Further, CEQA is inherently biased in favor of the status quo. An existing oil refinery or a freeway doesn’t have to face the CEQA process, but a new wind farm or an electric passenger rail system does, making it harder and more costly to replace the polluting infrastructure with clean infrastructure. There’s got to be a better way – CEQA should help address climate change and clean up the skies, the waters, and the neighborhoods, not make it harder to do that.
Good reforms won’t create new loopholes or allow polluters to escape their responsibilities. Good reforms would preserve the key pieces of CEQA, including court enforcement, while also bringing it in line with laws like AB 32 and SB 375. It would favor green, carbon reducing projects while still holding them to environmental standards. It would not be something that people could abuse for purposes that aren’t related to protecting the environment or reducing carbon emissions.
As I’ve argued before, it won’t work to try and maintain the current status quo. CEQA does need reform and that the status quo isn’t acceptable. I wouldn’t want to see CA progressives wind up in a place of defending the current process from any kind of change.
Without reform, the legislature will keep finding ways to give projects whose backers are politically connected CEQA exemptions or expedited reviews. Farmers Field in LA got a bill passed to expedite their CEQA review thanks in part to those connections. I’m not convinced that’s the best way to reform CEQA, but we will see more of it in the absence of lasting fixes.

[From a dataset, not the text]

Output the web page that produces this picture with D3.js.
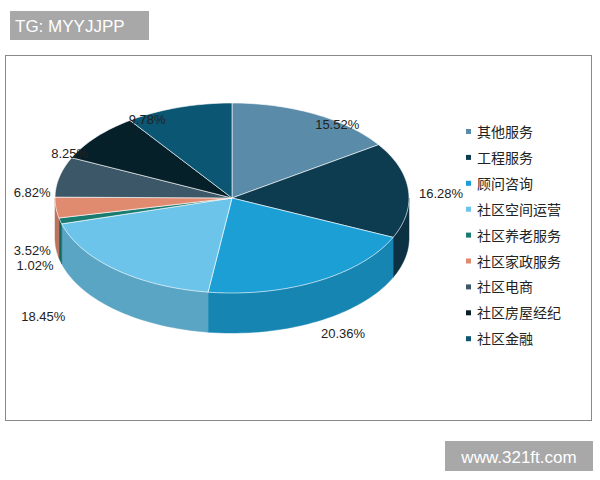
<!DOCTYPE html>
<html><head><meta charset="utf-8">
<script src="https://cdn.jsdelivr.net/npm/d3@7"></script>
<style>body{margin:0;background:#fff}</style>
</head><body><div id="chart"></div>
<script>
// Data
var categories = ["其他服务", "工程服务", "顾问咨询", "社区空间运营", "社区养老服务", "社区家政服务", "社区电商", "社区房屋经纪", "社区金融"];
var values = [15.52, 16.28, 20.36, 18.45, 1.02, 3.52, 6.82, 8.25, 9.78];
var colors = ["#5a8ba9", "#0d3b50", "#1c9fd5", "#6cc4ea", "#1a7b70", "#e08a70", "#3c5767", "#062029", "#0b5673"];

var svg = d3.select("#chart").append("svg").attr("width", 600).attr("height", 480);

// header tag
svg.append("rect").attr("x", 10).attr("y", 11).attr("width", 139).attr("height", 29).attr("fill", "#a8a8a8");
svg.append("text").attr("x", 15).attr("y", 32).attr("fill", "#fff")
    .style("font-family", "Liberation Sans, Arial").style("font-size", "17px").text("TG: MYYJJPP");

// chart frame
svg.append("rect").attr("x", 5.5).attr("y", 55.5).attr("width", 586).attr("height", 365)
    .attr("fill", "#fff").attr("stroke", "#888").attr("stroke-width", 1);

// watermark
svg.append("rect").attr("x", 445).attr("y", 441).attr("width", 148).attr("height", 30).attr("fill", "#a8a8a8");
svg.append("text").attr("x", 519).attr("y", 463).attr("text-anchor", "middle").attr("fill", "#fff")
    .style("font-family", "Liberation Sans, Arial").style("font-size", "17px").text("www.321ft.com");

var cx = 232, cy = 198, rx = 177, ry = 95, depth = 40;
var pie = d3.pie().sort(null).value(function (d) { return d; });
var arcs = pie(values);

function pt(t, dy) { return [cx + rx * Math.sin(t), cy - ry * Math.cos(t) + (dy || 0)]; }

var g = svg.append("g");

// side walls (visible half: t between PI/2 and 3PI/2)
arcs.forEach(function (a, i) {
    var s = Math.max(a.startAngle, Math.PI / 2), e = Math.min(a.endAngle, 3 * Math.PI / 2);
    if (e <= s) return;
    var n = 40, top = [], bot = [];
    for (var k = 0; k <= n; k++) {
        var t = s + (e - s) * k / n;
        top.push(pt(t)); bot.push(pt(t, depth));
    }
    var poly = top.concat(bot.reverse());
    g.append("path").attr("d", "M" + poly.join("L") + "Z")
        .attr("fill", d3.color(colors[i]).darker(0.5)).attr("stroke", d3.color(colors[i]).darker(0.5)).attr("stroke-width", 0.5);
});

// top faces
arcs.forEach(function (a, i) {
    var n = Math.max(4, Math.ceil((a.endAngle - a.startAngle) * 40)), p = [[cx, cy]];
    for (var k = 0; k <= n; k++) p.push(pt(a.startAngle + (a.endAngle - a.startAngle) * k / n));
    g.append("path").attr("d", "M" + p.join("L") + "Z")
        .attr("fill", colors[i]).attr("stroke", "#fff").attr("stroke-width", 0.6);
});

// labels
var labelNudge = [[14, 31], [15, 5], [17, -9], [-61, -12], [-8, -2], [-6, 0], [-10, 20], [-13, 31], [-26, 34]];
arcs.forEach(function (a, i) {
    var m = (a.startAngle + a.endAngle) / 2;
    var x = cx + rx * 1.1 * Math.sin(m), y = cy - ry * 1.25 * Math.cos(m);
    if (Math.cos(m) < 0) y += depth;
    svg.append("text").attr("x", x + labelNudge[i][0]).attr("y", y + labelNudge[i][1] + 5)
        .attr("text-anchor", "middle").attr("fill", "#222")
        .style("font-family", "Liberation Sans, Arial").style("font-size", "13px")
        .text(values[i].toFixed(2) + "%");
});

// legend
var legend = svg.append("g").attr("transform", "translate(466,132)");
categories.forEach(function (c, i) {
    var row = legend.append("g").attr("transform", "translate(0," + i * 25.9 + ")");
    row.append("rect").attr("x", 0).attr("y", -3).attr("width", 5).attr("height", 5).attr("fill", colors[i]);
    row.append("text").attr("x", 11).attr("y", 5).attr("fill", "#222")
        .style("font-family", "Noto Sans CJK SC").style("font-size", "14px").text(c);
});
</script>
</body></html>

We need to close the loopholes but also modernize the law and harmonize it with our climate efforts, rather than letting it undermine those efforts. While this specific plan may be dead, others are out there. Eventually one of them will pass. The other side has a lot more money and they have a solution to a system that is broken. I would not bet against them. It is time for a progressive solution. There’s at least four months in which one can be crafted. I hope that work is now under way.